Equalling her own death with the extinction of the movement whose active member she was, Red points her finger at the new government, saying: “… a real men’s company, to which women were still subordinate wives, good mothers, floating creatures wrapped in cosmetics.” Her rebellious gesture of defying the setting and the authoritarian regime was not extinguished in a sort of posthumous lamenting passivity, but rather insisting on a future disobedience from new revolutionaries, because in the closing scenes of the film, Red calls for a (new) women’s march.

The exhibition set up in the Black Box in a way presenta a step out of the physical film shot frame and represents the imaginary interior of a 1930s bourgeois villa in which Red is giving her posthumous monologue. On the walls and in the space we see Red’s collection of art, made mostly between the 1950s and 1960s, testifying to a consistent affirmation of her own aesthetic experience. Aware of the need to act publicly, Red intensely socialised with artists and supported the establishment of the Yugoslav cultural identity which passionately believed in the socialist project, bearing in mind the formal complexity of such an ideological and ethical choice. Her artistic selection was made at a time of destalinisation and liberation of cultural production in Yugoslavia, but also in the Eastern Bloc with an understanding of modernity, whose backbone is no longer collectivism but rather individualism. Red’s collection is made by embracing the innovative experiences of contemporary European art and maintains the qualities of international mainstream, demonstrating that she wasn’t a slave to proscribed topics, that she followed the deconstruction of socialist realism and re-establishment of modernist ideas.

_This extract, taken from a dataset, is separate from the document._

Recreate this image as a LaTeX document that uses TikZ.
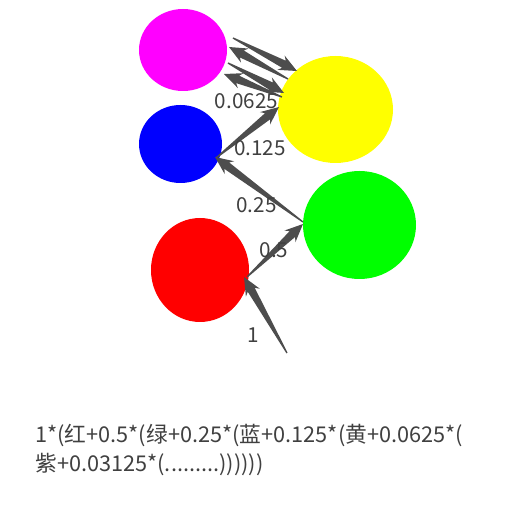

She ignored Krleža’s hypothesis that Murtić’s painting was “a dangerous deviation of taste” (Krleža, O tendenciji, Exceptional Plenum of the Yugoslavian Writers’ Alliance, Belgrade, 1955), as well as Depolo’s disappointment with “the hollow period” of contemporary art (J. Depolo, U znaku mrlja. Pismo s Biennala u Veneciji, Vjesnik, Zagreb, 1958), without taking an interest in subjecting art to an ideological imperative, just like she didn’t subject feminism to the new social order. Exploring the issues of the modernist paradigm in a broader European context, with the works of Vojin Bakić, Jagoda Buić, Sonia Delaunay, Marijan Jevšovar, Edo Murtić, Ksenija Kantoci or Josip Vaništa, she created a specific art collection which represents an existential and spiritual experience of her own time.

In addition to Milica Rakić’s works, we are presenting:


Exhibition concept author: Leila Topić
Exhibition curators: Zorana Đaković Minniti, Dina Pokrajac, Leila Topić

Milica Rakić (1972) is a multimedia artist focusing on the influence of language and culture on the shaping of identity, interpreting ideological codes in a historical and contemporary context. She holds a PhD from the Faculty of Visual Arts in Belgrade. She has presented her works at thirty solo and over four hundred group exhibitions in Serbia and abroad (Albania, USA, Bosnia and Herzegovina, Bulgaria, Greece, Egypt, Iran, Italy, Indonesia, Japan, China, Hungary, Macedonia, Mexico, Germany, Portugal, Romania, Russia, Slovenia, Turkey, France, Croatia, Montenegro, Spain). A member of the League of Communists of Yugoslavia and the Association of Fine Artists of Serbia, with an independent artist status.